→ Aim of the task
Transcribe every entry word for word. Skip the pictures.

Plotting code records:
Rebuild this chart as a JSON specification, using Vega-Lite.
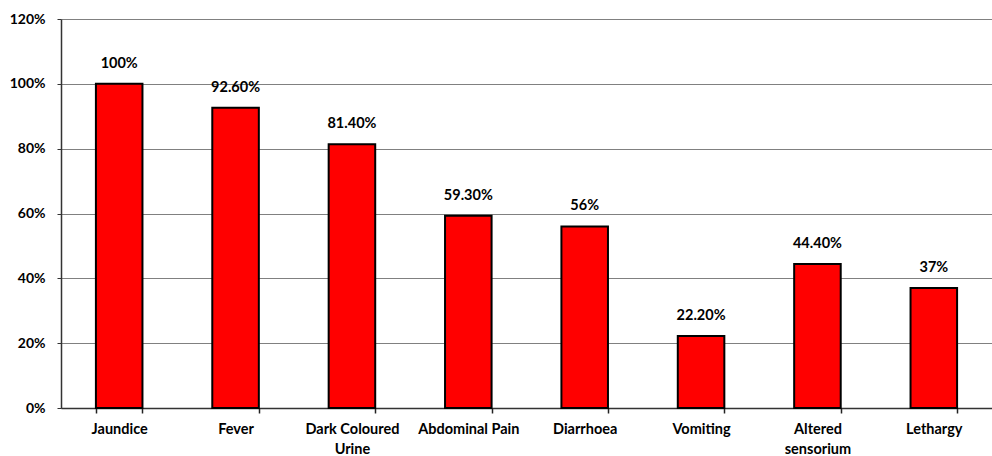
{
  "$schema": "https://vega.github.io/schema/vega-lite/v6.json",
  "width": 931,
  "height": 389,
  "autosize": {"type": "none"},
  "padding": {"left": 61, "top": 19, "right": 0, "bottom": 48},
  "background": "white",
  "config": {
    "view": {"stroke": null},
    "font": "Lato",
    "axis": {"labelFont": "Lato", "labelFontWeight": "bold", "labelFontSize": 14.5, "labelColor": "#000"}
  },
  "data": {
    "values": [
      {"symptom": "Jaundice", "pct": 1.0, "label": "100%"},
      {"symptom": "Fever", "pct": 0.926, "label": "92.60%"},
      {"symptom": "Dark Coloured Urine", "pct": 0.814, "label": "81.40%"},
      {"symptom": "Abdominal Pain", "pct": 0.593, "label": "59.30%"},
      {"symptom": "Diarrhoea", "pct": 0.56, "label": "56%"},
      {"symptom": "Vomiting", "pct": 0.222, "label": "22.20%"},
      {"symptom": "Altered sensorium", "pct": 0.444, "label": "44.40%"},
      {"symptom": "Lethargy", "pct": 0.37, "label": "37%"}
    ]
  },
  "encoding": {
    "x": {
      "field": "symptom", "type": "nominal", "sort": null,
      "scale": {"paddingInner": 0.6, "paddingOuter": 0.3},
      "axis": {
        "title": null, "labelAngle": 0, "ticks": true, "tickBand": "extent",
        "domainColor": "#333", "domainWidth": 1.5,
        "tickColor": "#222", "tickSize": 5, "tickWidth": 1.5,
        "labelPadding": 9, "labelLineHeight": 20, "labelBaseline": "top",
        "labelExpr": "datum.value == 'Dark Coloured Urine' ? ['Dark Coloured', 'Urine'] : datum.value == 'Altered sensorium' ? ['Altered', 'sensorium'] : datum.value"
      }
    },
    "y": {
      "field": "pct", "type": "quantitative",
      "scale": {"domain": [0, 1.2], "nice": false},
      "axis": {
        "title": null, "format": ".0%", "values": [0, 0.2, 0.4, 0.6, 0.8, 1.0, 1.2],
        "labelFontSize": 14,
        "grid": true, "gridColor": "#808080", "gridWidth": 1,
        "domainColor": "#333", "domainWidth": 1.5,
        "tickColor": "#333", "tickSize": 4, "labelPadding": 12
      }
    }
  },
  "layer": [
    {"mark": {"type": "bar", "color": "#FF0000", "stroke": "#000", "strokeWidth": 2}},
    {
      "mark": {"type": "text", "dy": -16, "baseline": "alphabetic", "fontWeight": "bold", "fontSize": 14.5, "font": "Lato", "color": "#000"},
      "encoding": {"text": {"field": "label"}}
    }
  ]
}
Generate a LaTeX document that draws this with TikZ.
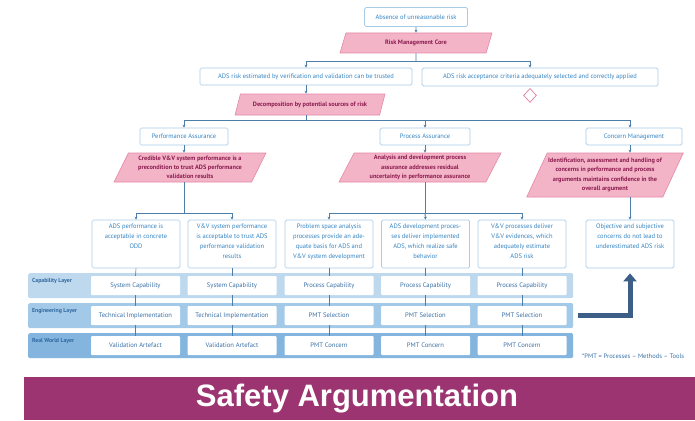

→ The reply
Rebuild this chart as a JSON specification, using Vega-Lite.
{
  "$schema": "https://vega.github.io/schema/vega-lite/v6.json",
  "width": 931,
  "height": 389,
  "autosize": {"type": "none"},
  "padding": {"left": 61, "top": 19, "right": 0, "bottom": 48},
  "background": "white",
  "config": {
    "view": {"stroke": null},
    "font": "Lato",
    "axis": {"labelFont": "Lato", "labelFontWeight": "bold", "labelFontSize": 14.5, "labelColor": "#000"}
  },
  "data": {
    "values": [
      {"symptom": "Jaundice", "pct": 1.0, "label": "100%"},
      {"symptom": "Fever", "pct": 0.926, "label": "92.60%"},
      {"symptom": "Dark Coloured Urine", "pct": 0.814, "label": "81.40%"},
      {"symptom": "Abdominal Pain", "pct": 0.593, "label": "59.30%"},
      {"symptom": "Diarrhoea", "pct": 0.56, "label": "56%"},
      {"symptom": "Vomiting", "pct": 0.222, "label": "22.20%"},
      {"symptom": "Altered sensorium", "pct": 0.444, "label": "44.40%"},
      {"symptom": "Lethargy", "pct": 0.37, "label": "37%"}
    ]
  },
  "encoding": {
    "x": {
      "field": "symptom", "type": "nominal", "sort": null,
      "scale": {"paddingInner": 0.6, "paddingOuter": 0.3},
      "axis": {
        "title": null, "labelAngle": 0, "ticks": true, "tickBand": "extent",
        "domainColor": "#333", "domainWidth": 1.5,
        "tickColor": "#222", "tickSize": 5, "tickWidth": 1.5,
        "labelPadding": 9, "labelLineHeight": 20, "labelBaseline": "top",
        "labelExpr": "datum.value == 'Dark Coloured Urine' ? ['Dark Coloured', 'Urine'] : datum.value == 'Altered sensorium' ? ['Altered', 'sensorium'] : datum.value"
      }
    },
    "y": {
      "field": "pct", "type": "quantitative",
      "scale": {"domain": [0, 1.2], "nice": false},
      "axis": {
        "title": null, "format": ".0%", "values": [0, 0.2, 0.4, 0.6, 0.8, 1.0, 1.2],
        "labelFontSize": 14,
        "grid": true, "gridColor": "#808080", "gridWidth": 1,
        "domainColor": "#333", "domainWidth": 1.5,
        "tickColor": "#333", "tickSize": 4, "labelPadding": 12
      }
    }
  },
  "layer": [
    {"mark": {"type": "bar", "color": "#FF0000", "stroke": "#000", "strokeWidth": 2}},
    {
      "mark": {"type": "text", "dy": -16, "baseline": "alphabetic", "fontWeight": "bold", "fontSize": 14.5, "font": "Lato", "color": "#000"},
      "encoding": {"text": {"field": "label"}}
    }
  ]
}
Generate a LaTeX document that draws this with TikZ.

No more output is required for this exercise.